**WRITTEN INSTRUCTION**
Up to and including the line with "16, 21, 24]", write out the listing from its first line, minus the pictures.

**DATASET EXTRACT**
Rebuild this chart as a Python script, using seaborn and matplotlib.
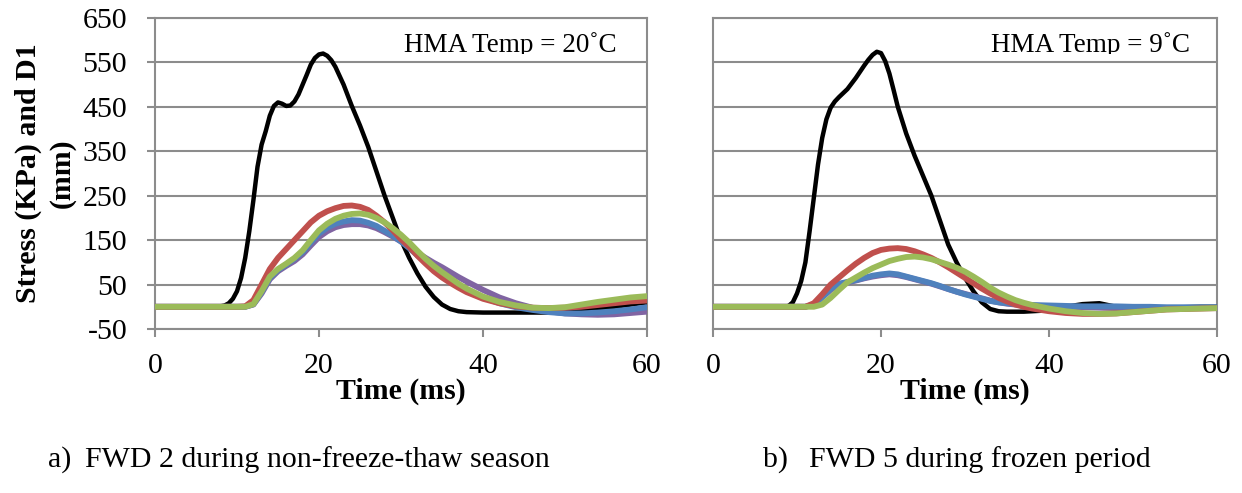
import numpy as np
import pandas as pd
import matplotlib
matplotlib.use("Agg")
import matplotlib.pyplot as plt
import seaborn as sns
from matplotlib.transforms import Bbox, TransformedBbox

# Time axis shared by the deflection traces (ms)
time_ms = [0, 2, 4, 6, 8, 9, 10, 11, 12, 13, 14, 15, 16, 17, 18, 19, 20, 21,
           22, 23, 24, 25, 26, 27, 28, 29, 30, 31, 32, 33, 34, 35, 36, 37, 38,
           40, 42, 44, 46, 48, 50, 52, 54, 56, 58, 60]

# Panel a) FWD 2, non-freeze-thaw season, HMA 20 C
a_stress_t = [0, 2, 4, 6, 7, 8, 8.5, 9, 9.5, 10, 10.5, 11, 11.5, 12, 12.5, 13,
              13.5, 14, 14.5, 15, 15.5, 16, 16.5, 17, 17.5, 18, 18.5, 19, 19.5,
              20, 20.5, 21, 21.5, 22, 23, 24, 25, 26, 27, 28, 29, 30, 31, 32,
              33, 34, 35, 36, 37, 38, 40, 42, 44, 46, 48, 50, 52, 54, 56, 58, 60]
a_stress = [0, 0, 0, 0, 0, 1, 3, 8, 18, 35, 65, 110, 170, 240, 315, 365, 395,
            430, 452, 460, 457, 452, 453, 462, 478, 500, 522, 545, 560, 568, 570,
            565, 555, 540, 500, 452, 408, 360, 305, 250, 200, 150, 110, 75, 45,
            22, 5, -5, -10, -12, -13, -13, -13, -13, -13, -12, -10, -5, 0, 5, 10]
a_purple = [0, 0, 0, 0, 0, 0, 0, 0, 5, 30, 62, 80, 92, 103, 118, 138, 157, 170,
            179, 184, 186, 186, 183, 177, 168, 158, 147, 135, 122, 110, 99, 89,
            78, 67, 57, 38, 21, 8, -2, -10, -15, -17, -18, -17, -14, -11]
a_blue = [0, 0, 0, 0, 0, 0, 0, 0, 6, 33, 65, 83, 95, 108, 123, 145, 165, 178,
          187, 192, 195, 194, 189, 182, 171, 160, 147, 132, 116, 101, 88, 75,
          62, 50, 39, 21, 8, -1, -7, -12, -15, -15, -13, -10, -6, -1]
a_red = [0, 0, 0, 0, 0, 0, 0, 1, 15, 50, 85, 110, 130, 150, 170, 190, 205, 215,
         222, 227, 228, 225, 218, 205, 190, 172, 152, 135, 115, 97, 80, 66, 54,
         43, 33, 18, 8, 1, -2, -3, -2, 0, 4, 8, 12, 14]
a_green = [0, 0, 0, 0, 0, 0, 0, 0, 6, 35, 68, 85, 97, 110, 127, 150, 172, 187,
           198, 205, 209, 210, 207, 200, 190, 177, 162, 145, 126, 108, 92, 78,
           65, 52, 41, 23, 11, 3, -2, -3, -1, 5, 11, 16, 21, 24]

# Panel b) FWD 5, frozen period, HMA 9 C
b_stress_t = [0, 2, 4, 6, 8, 8.5, 9, 9.5, 10, 10.5, 11, 11.5, 12, 12.5, 13, 13.5,
              14, 14.5, 15, 16, 17, 18, 18.5, 19, 19.5, 20, 20.5, 21, 21.5, 22,
              23, 24, 25, 26, 27, 28, 29, 30, 31, 32, 33, 34, 35, 36, 37, 38, 40,
              42, 44, 46, 48, 50, 52, 54, 56, 58, 60]
b_stress = [0, 0, 0, 0, 0, 0, 2, 10, 30, 58, 100, 170, 245, 320, 380, 422, 448,
            462, 472, 490, 515, 543, 556, 567, 574, 571, 553, 525, 488, 450, 390,
            340, 295, 250, 195, 140, 100, 65, 35, 10, -5, -10, -11, -11, -11,
            -10, -8, 0, 6, 8, 0, -3, -3, -2, -1, 0, 0]
b_purple = [0, 0, 0, 0, 0, 0, 0, 0, 5, 21, 38, 50, 55, 59, 64, 68, 71, 73, 71,
            67, 62, 57, 52, 46, 40, 34, 29, 24, 19, 14, 10, 7, 5, 4, 3, 1, 0,
            -1, -2, -3, -3, -3, -3, -3, -3, -3]
b_blue = [0, 0, 0, 0, 0, 0, 0, 0, 5, 22, 40, 52, 56, 60, 65, 70, 73, 75, 73, 68,
          63, 58, 53, 47, 40, 34, 28, 23, 18, 13, 10, 8, 6, 5, 4, 3, 2, 1, 1,
          1, 0, 0, -1, -1, -1, -1]
b_red = [0, 0, 0, 0, 0, 0, 0, 0, 8, 28, 50, 66, 82, 97, 110, 121, 128, 131, 132,
         130, 125, 118, 110, 100, 89, 77, 65, 53, 41, 30, 20, 12, 5, 0, -4,
         -10, -14, -16, -16, -15, -12, -9, -6, -5, -4, -3]
b_green = [0, 0, 0, 0, 0, 0, 0, 0, 0, 5, 20, 38, 55, 66, 77, 87, 95, 103, 108,
           112, 113, 111, 107, 101, 95, 88, 79, 68, 56, 43, 32, 23, 15, 9, 4,
           -4, -10, -14, -16, -15, -12, -9, -6, -5, -4, -3]

y_ticks = [-50, 50, 150, 250, 350, 450, 550, 650]
x_ticks = [0, 20, 40, 60]

panels = [
    {"stress": (a_stress_t, a_stress), "traces": [a_purple, a_blue, a_red, a_green],
     "note": "HMA Temp = 20˚C", "caption": ("a)", "FWD 2 during non-freeze-thaw season")},
    {"stress": (b_stress_t, b_stress), "traces": [b_purple, b_blue, b_red, b_green],
     "note": "HMA Temp = 9˚C", "caption": ("b)", "FWD 5 during frozen period")},
]
trace_colors = ["#8064A2", "#4F81BD", "#C0504D", "#9BBB59"]

sns.set_style("white")
plt.rcParams["font.family"] = ["Liberation Serif", "DejaVu Serif"]
plt.rcParams["axes.unicode_minus"] = False
plt.rcParams["text.color"] = "black"
plt.rcParams["axes.labelcolor"] = "black"
plt.rcParams["xtick.color"] = "black"
plt.rcParams["ytick.color"] = "black"

W, H = 1242, 493
fig = plt.figure(figsize=(W / 100, H / 100), dpi=100)

grid_color = "#8c8c8c"
axes_px = [(155, 647), (713, 1217)]
top_px, bot_px = 18, 329

note_right = [0.939, 0.946]
caption_x = [(48, 85), (763, 809)]

for i, (panel, (x0, x1)) in enumerate(zip(panels, axes_px)):
    ax = fig.add_axes([x0 / W, 1 - bot_px / H, (x1 - x0) / W, (bot_px - top_px) / H])
    st, sv = panel["stress"]
    sns.lineplot(x=st, y=sv, ax=ax, color="black", linewidth=3.2,
                 solid_capstyle="round", solid_joinstyle="round", zorder=3)
    for vals, col in zip(panel["traces"], trace_colors):
        df = pd.DataFrame({"t": time_ms, "v": vals})
        sns.lineplot(data=df, x="t", y="v", ax=ax, color=col, linewidth=4.2,
                     solid_capstyle="round", solid_joinstyle="round", zorder=3)
    ax.set_xlim(0, 60)
    ax.set_ylim(-50, 650)
    ax.set_xticks(x_ticks)
    ax.set_yticks(y_ticks)
    ax.yaxis.grid(True, color=grid_color, linewidth=1.5)
    ax.xaxis.grid(False)
    ax.set_axisbelow(True)
    for sp in ax.spines.values():
        sp.set_color(grid_color)
        sp.set_linewidth(1.5)
    ax.tick_params(axis="x", direction="out", length=6, width=1.5, color=grid_color,
                   labelcolor="black", labelsize=21.5, pad=11, bottom=True)
    if i == 0:
        ax.tick_params(axis="y", direction="out", length=6, width=1.5, color=grid_color,
                       labelcolor="black", labelsize=21.5, pad=14, left=True)
        ax.set_ylabel("Stress (KPa) and D1\n(mm)", fontsize=21.5, fontweight="bold",
                      linespacing=1.3, labelpad=5)
    else:
        ax.tick_params(axis="y", left=False, labelleft=False)
        ax.set_ylabel("")
    ax.set_xlabel("Time (ms)", fontsize=21.5, fontweight="bold", labelpad=-1)

    note = ax.text(note_right[i], 0.891, panel["note"], transform=ax.transAxes,
                   ha="right", va="baseline", fontsize=19.5, zorder=5)
    note.set_clip_box(TransformedBbox(Bbox([[0, 0.884], [1, 1]]), ax.transAxes))
    note.set_clip_on(True)

    lbl, cap = panel["caption"]
    cx0, cx1 = caption_x[i]
    fig.text(cx0 / W, 1 - 467 / H, lbl, ha="left", va="baseline", fontsize=21.5)
    fig.text(cx1 / W, 1 - 467 / H, cap, ha="left", va="baseline", fontsize=21.5)

fig.savefig("out.png", dpi=100)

**COMPLETE OUTPUT**
Rebuild this chart as a Python script, using seaborn and matplotlib.
import numpy as np
import pandas as pd
import matplotlib
matplotlib.use("Agg")
import matplotlib.pyplot as plt
import seaborn as sns
from matplotlib.transforms import Bbox, TransformedBbox

# Time axis shared by the deflection traces (ms)
time_ms = [0, 2, 4, 6, 8, 9, 10, 11, 12, 13, 14, 15, 16, 17, 18, 19, 20, 21,
           22, 23, 24, 25, 26, 27, 28, 29, 30, 31, 32, 33, 34, 35, 36, 37, 38,
           40, 42, 44, 46, 48, 50, 52, 54, 56, 58, 60]

# Panel a) FWD 2, non-freeze-thaw season, HMA 20 C
a_stress_t = [0, 2, 4, 6, 7, 8, 8.5, 9, 9.5, 10, 10.5, 11, 11.5, 12, 12.5, 13,
              13.5, 14, 14.5, 15, 15.5, 16, 16.5, 17, 17.5, 18, 18.5, 19, 19.5,
              20, 20.5, 21, 21.5, 22, 23, 24, 25, 26, 27, 28, 29, 30, 31, 32,
              33, 34, 35, 36, 37, 38, 40, 42, 44, 46, 48, 50, 52, 54, 56, 58, 60]
a_stress = [0, 0, 0, 0, 0, 1, 3, 8, 18, 35, 65, 110, 170, 240, 315, 365, 395,
            430, 452, 460, 457, 452, 453, 462, 478, 500, 522, 545, 560, 568, 570,
            565, 555, 540, 500, 452, 408, 360, 305, 250, 200, 150, 110, 75, 45,
            22, 5, -5, -10, -12, -13, -13, -13, -13, -13, -12, -10, -5, 0, 5, 10]
a_purple = [0, 0, 0, 0, 0, 0, 0, 0, 5, 30, 62, 80, 92, 103, 118, 138, 157, 170,
            179, 184, 186, 186, 183, 177, 168, 158, 147, 135, 122, 110, 99, 89,
            78, 67, 57, 38, 21, 8, -2, -10, -15, -17, -18, -17, -14, -11]
a_blue = [0, 0, 0, 0, 0, 0, 0, 0, 6, 33, 65, 83, 95, 108, 123, 145, 165, 178,
          187, 192, 195, 194, 189, 182, 171, 160, 147, 132, 116, 101, 88, 75,
          62, 50, 39, 21, 8, -1, -7, -12, -15, -15, -13, -10, -6, -1]
a_red = [0, 0, 0, 0, 0, 0, 0, 1, 15, 50, 85, 110, 130, 150, 170, 190, 205, 215,
         222, 227, 228, 225, 218, 205, 190, 172, 152, 135, 115, 97, 80, 66, 54,
         43, 33, 18, 8, 1, -2, -3, -2, 0, 4, 8, 12, 14]
a_green = [0, 0, 0, 0, 0, 0, 0, 0, 6, 35, 68, 85, 97, 110, 127, 150, 172, 187,
           198, 205, 209, 210, 207, 200, 190, 177, 162, 145, 126, 108, 92, 78,
           65, 52, 41, 23, 11, 3, -2, -3, -1, 5, 11, 16, 21, 24]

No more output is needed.